I went with the second option.

Well, here are the steps.

  1. After Drupal has been installed and tested with clean URL disabled, add the following rules to lighty’s configuration file:

    server.error-handler-404 = "/index.php";
    

    It basically makes index.php the 404 error handler, so any request that does is not handled by a local file or directory will be sent to Drupal.

  2. Add the following PHP code to Drupal. I just append them to the end of sites/default/settings.php.

    if (strpos($_SERVER['SERVER_SOFTWARE'], 'lighttpd') !== false) {
        $_lighty_url = $base_url.$_SERVER['REQUEST_URI'];
        $_lighty_url = @parse_url($_lighty_url);
    
        if ($_lighty_url['path'] != '/index.php' && $_lighty_url['path'] != '/') {
            $_SERVER['QUERY_STRING'] = $_lighty_url['query'];
            parse_str($_lighty_url['query'], $_lighty_query);
            foreach ($_lighty_query as $key => $val)
                $_GET[$key] = $_REQUEST[$key] = $val;
            $_GET['q'] = $_REQUEST['q'] = substr($_lighty_url['path'], 1);
        }
    }
    

    Let me explain what it does:

    • If we are behind lighty, turn on this hack (I use Nginx for my development box so this code does not apply).
    • Try to parse the REQUEST_URI. If invoked as 404 error handler, we will parse the QUERY_STRING ourselves and copy the values to PHP’s $_GET and $_REQUEST variables.
    • Also set the path bit of REQUEST_URI as query argument q.

    The reason why we have to parse QUERY_STRING is, Lighttpd deliberately does not set QUERY_STRING if FastCGI is invoked as 404 error handler.

  3. Restart lighty, go to Drupal to enable clean URL and see whether it works.

Well, it has been working fine for me, but YMMV.

Nginx

Nginx comes with conditional code for rewrite rules so it is much easier.

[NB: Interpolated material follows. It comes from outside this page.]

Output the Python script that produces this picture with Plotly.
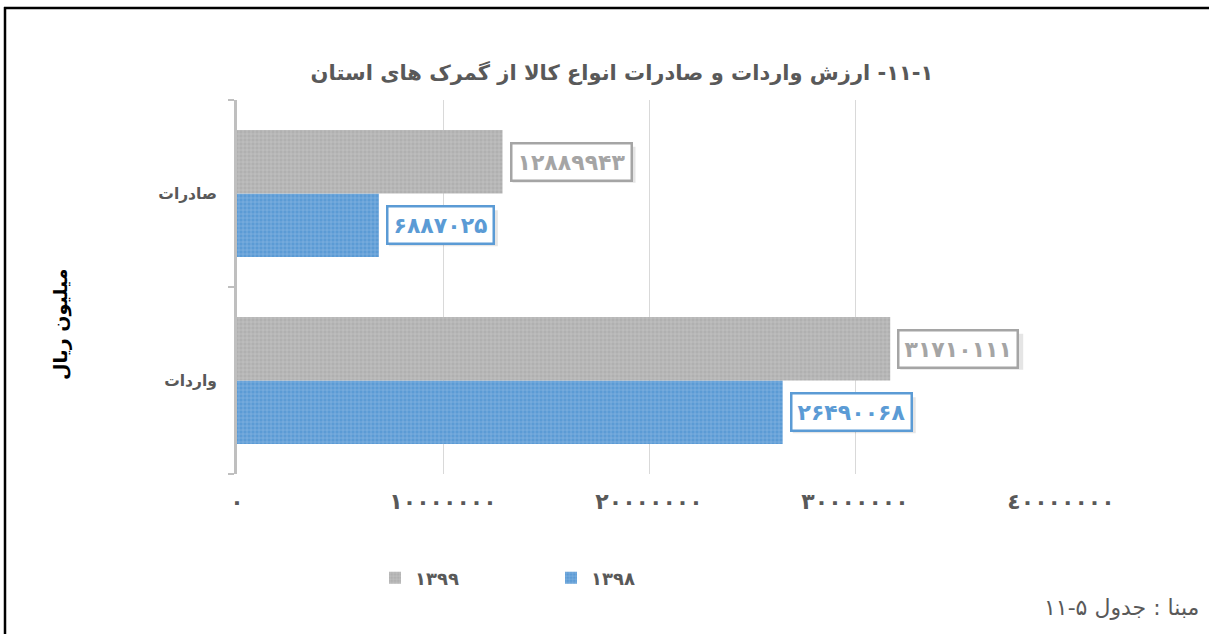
import plotly.graph_objects as go

# ---------------- data ----------------
categories = ['صادرات', 'واردات']
series_names = ['۱۳۹۸', '۱۳۹۹']
values_1398 = [6887025, 26490068]
values_1399 = [12889943, 31710111]
tick_values = [0, 10000000, 20000000, 30000000, 40000000]
tick_labels = ['۰', '۱۰۰۰۰۰۰۰', '۲۰۰۰۰۰۰۰', '۳۰۰۰۰۰۰۰', '٤۰۰۰۰۰۰۰']

title_text = '\u200F۱۱-۱- ارزش واردات و صادرات انواع کالا از گمرک های استان\u200F'
y_title = 'میلیون ریال'
footer_text = '\u200Fمبنا : جدول ۵-۱۱\u200F'

# ---------------- style ----------------
W, H = 1209, 634
L, R, T, B = 237, 148, 100, 160
PW, PH = W - L - R, H - T - B
FONT = 'DejaVu Sans'
GRAY_TXT = '#595959'
BLUE = '#5b9bd5'
GRAY = '#a5a5a5'
BARGAP = 0.32

fa_digits = str.maketrans('0123456789', '۰۱۲۳۴۵۶۷۸۹')


def fa(n):
    return str(n).translate(fa_digits)


def px_x(p):
    return (p - L) / PW


def px_y(p):
    return (H - B - p) / PH


cat_order = categories[::-1]  # bottom -> top

fig = go.Figure()
fig.add_trace(go.Bar(
    y=categories, x=values_1398, name=series_names[0], orientation='h',
    marker=dict(color=BLUE, line=dict(width=0),
                pattern=dict(shape='+', size=4, solidity=0.3, fgcolor='#b4d2ee')),
))
fig.add_trace(go.Bar(
    y=categories, x=values_1399, name=series_names[1], orientation='h',
    marker=dict(color='#b0b0b0', line=dict(width=0),
                pattern=dict(shape='+', size=4, solidity=0.3, fgcolor='#dcdcdc')),
))

band_px = PH / len(categories)
bar_shift = (1 - BARGAP) * band_px / 4

annotations = []
shapes = []
for vals, col, sgn in [(values_1398, BLUE, -1), (values_1399, GRAY, 1)]:
    for cat, v in zip(categories, vals):
        box_w = 123 - (8 - len(str(v))) * 14
        # soft drop shadow behind the label box
        shapes.append(dict(
            type='rect', xref='x', yref='y', xsizemode='pixel', ysizemode='pixel',
            xanchor=v, yanchor=cat_order.index(cat),
            x0=10, x1=10 + box_w, y0=sgn * bar_shift - 3 - 18, y1=sgn * bar_shift - 3 + 18,
            fillcolor='rgba(0,0,0,0.10)', line=dict(width=0), layer='above'))
        annotations.append(dict(
            x=v, y=cat, xref='x', yref='y', xanchor='left', yanchor='middle',
            xshift=7, yshift=sgn * bar_shift, showarrow=False,
            text=fa(v), font=dict(family=FONT, size=22, color=col, weight='bold'),
            bgcolor='white', borderpad=5, borderwidth=2.5, bordercolor=col))

annotations.append(dict(
    x=px_x(60), y=px_y(325), xref='paper', yref='paper', showarrow=False,
    text=y_title, textangle=-90, xanchor='center', yanchor='middle',
    font=dict(family=FONT, size=19, color='black', weight='bold')))
annotations.append(dict(
    x=px_x(1201), y=px_y(607), xref='paper', yref='paper', showarrow=False,
    text=footer_text, xanchor='right', yanchor='middle',
    font=dict(family=FONT, size=22, color=GRAY_TXT)))

shapes += [
    dict(type='line', xref='paper', yref='paper', x0=px_x(4), x1=px_x(1209),
         y0=px_y(8), y1=px_y(8), line=dict(color='black', width=2.5)),
    dict(type='line', xref='paper', yref='paper', x0=px_x(5), x1=px_x(5),
         y0=px_y(7), y1=px_y(634), line=dict(color='black', width=2.5)),
]

fig.update_layout(
    width=W, height=H,
    margin=dict(l=L, r=R, t=T, b=B, autoexpand=False),
    paper_bgcolor='white', plot_bgcolor='white',
    barmode='group', bargap=BARGAP, bargroupgap=0,
    title=dict(text=title_text, x=px_x(622), xref='paper', xanchor='center',
               y=1 - 73 / H, yanchor='middle',
               font=dict(family=FONT, size=21, color=GRAY_TXT, weight='bold')),
    xaxis=dict(range=[0, 40000000], tickvals=tick_values, ticktext=tick_labels,
               showgrid=True, gridcolor='#d9d9d9', gridwidth=1, zeroline=False,
               showline=False, ticks='', ticklabelstandoff=12, automargin=False,
               tickfont=dict(family=FONT, size=22, color=GRAY_TXT, weight='bold')),
    yaxis=dict(categoryorder='array', categoryarray=cat_order,
               showline=True, linecolor='#bfbfbf', linewidth=3, automargin=False,
               ticks='outside', tickson='boundaries', ticklen=6, tickcolor='#bfbfbf',
               tickwidth=2, showgrid=False, ticklabelstandoff=14,
               tickfont=dict(family=FONT, size=15.5, color=GRAY_TXT, weight='bold')),
    legend=dict(orientation='h', traceorder='reversed', x=px_x(375), y=px_y(578),
                xanchor='left', yanchor='middle', entrywidth=131, entrywidthmode='pixels',
                font=dict(family=FONT, size=18, color=GRAY_TXT, weight='bold')),
    annotations=annotations,
    shapes=shapes,
)

fig.write_html('out.html', config={'displayModeBar': False},
               post_script="document.body.style.margin='0';document.body.style.overflow='hidden';")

I basically have the following code in my Nginx configuration file to emulate Apache’s behaviour.

if (!-e $request_filename) {
    rewrite ^/(.*)$ /index.php?q=$1 last;
}

That’s it! Restarting Nginx, and you can now turn on clean URL in Drupal.

However, Nginx is not perfect, and so far I have found one small issue with its rewrite engine. When you use regular expression in Nginx’s rewrite rules, it will try to encode the matches in the replacement URL. So far I have seen it broke Drupal’s search module. For example, if you search for “Hosting Fu”, Drupal will use the following URL:

GET /search/node/Hosting+Fu HTTP/1.1

However, Nginx will rewrite that to:

GET /index.php?q=search/node/Hosting%2BFu HTTP/1.1

Note it encoded ‘+’ to ‘%2B’, which confuses Drupal, who thinks that you are actually searching the phrase ‘Hosting+Fu’. In case of Apache, ‘+’ passed through rewrite rules untouched.

Conclusion

Many open source PHP applications that I have experience with always assume the existence of Apache, and provide clean URL to only Apache users. On the other hand, developers of other frameworks like Ruby on Rails, Django, Webpy, etc take clean URL for granted because it is something handled right inside the framework. It makes the life of the web server guy much easier — what rewrite? Just proxy or pass through the whole damn thing!

I am hoping more and more PHP applications will use simplified rewrite rules. Let applications themselves take care of parsing the REQUEST_URI, instead of generating a million lines of Apache mod_rewrite rules and dumping them into .htaccess files.

Meanwhile, Nginx users will have much easier time porting those rules then the Lighttpd users.